Gaza demonstrators beat up two people who were to travel to Geneva for the launch ceremony. Armed men marched against the proposal in the West Bank and Gaza Strip.
Until early this week, only Hamas and Islamic Jihad had spoken out clearly against the proposal. Before the debate within Fatah, Hamas on Saturday denounced parallel talks between Palestinian and Israeli representatives in London and Madrid to discuss implementation of the “road map,” the official peace plan backed by the international community, the Palestinian Authority and the Israeli government.
A senior Hamas activist, Abdel Aziz Rantissi, described the Geneva accord as “the most dangerous document to the Palestinian people.”
Though the agreement is ambiguous on the “right of return” for Arab refugees — the text does not bear out the Israeli negotiators’ claim, with which they tried to sell the accord to the Israeli public, that the Palestinians had renounced the “right of return” — the demand is so deeply rooted in the Palestinian credo anything that less than an explicit acceptance of the right of return is considered a loss.
Most Israelis view a right of return as tantamount to the destruction of the Jewish state.
Palestinians also were upset by what they considered concessions in Jerusalem, where Palestinians would formally recognize Israeli sovereignty over Jewish neighborhoods built since the 1967 Six-Day War.
In return, Arab neighborhoods in the city would become the capital of a new State of Palestine and the Palestinians would be given three-fourths of the historic Old City.

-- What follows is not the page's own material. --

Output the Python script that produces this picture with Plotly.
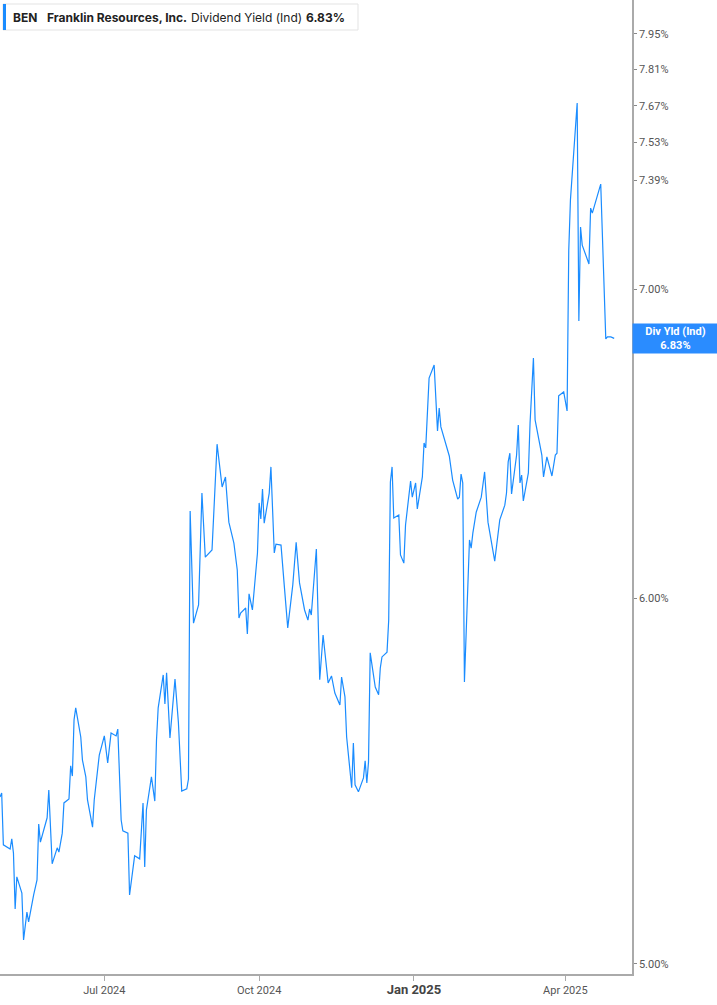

They also would gain control over the Temple Mount, which is holy to Muslims and is the holiest site in the world to Jews.
“These meetings are a stab in the back of the Palestinian resistance,” Rantissi said.
Rantissi spoke on the eve of talks scheduled in Cairo among various Palestinian terrorist groups and the Palestinian Authority about renewing a cease-fire against Israelis.
Indeed, early Monday it seemed that two years of negotiations on the plan were on the verge of collapse as key members of the Palestinian delegation announced they would not go to Geneva.
“We enjoyed the full support and encouragement of the president until this morning,” said Palestinian negotiator Fares Kadoura, “but our attention has been drawn to reservations inside the Fatah movement.”
Kadoura explained that, in the wake of criticism in the Palestinian community, “we wanted to make sure that whatever we were doing would not be outside the framework of our organization and our policy.”
Hatem Abdul Kader, another influential Palestinian, said, “At the end of the day, what is more important is our unity inside the Fatah movement. It is more important than everything else, more important than all the initiatives.”
Indeed, Palestinians alarmed by the internal dissent the plan had created told the Jerusalem Post that the accord had been intended more to split the Israeli public and overthrow the Sharon government than to constitute a serious plan that might force the Palestinians to compromise.
At the last minute, Arafat lifted the veto on the Geneva ceremony. Some 170 Palestinians attended, including Jibril Rajoub, Arafat’s national security adviser.
For the time being, however, there is no change in the basic Palestinian position that the only game in town is the road map, which was presented last spring with international backing and which calls for a Palestinian state within three years.
P.A. Prime Minister Ahmed Qurei, who has said unofficially that he supports the Geneva accord, said he won’t meet Sharon until Israel dismantles the security fence it is building to keep out Palestinian terrorists.
The fence and the demand to freeze Israeli settlement building dominate the current Palestinian agenda to such an extent that discussion of a permanent peace agreement seems like a distant dream.
Still, the Geneva organizers said they were immensely satisfied with the public response to their initiative and they hope that it will set the stage for real progress.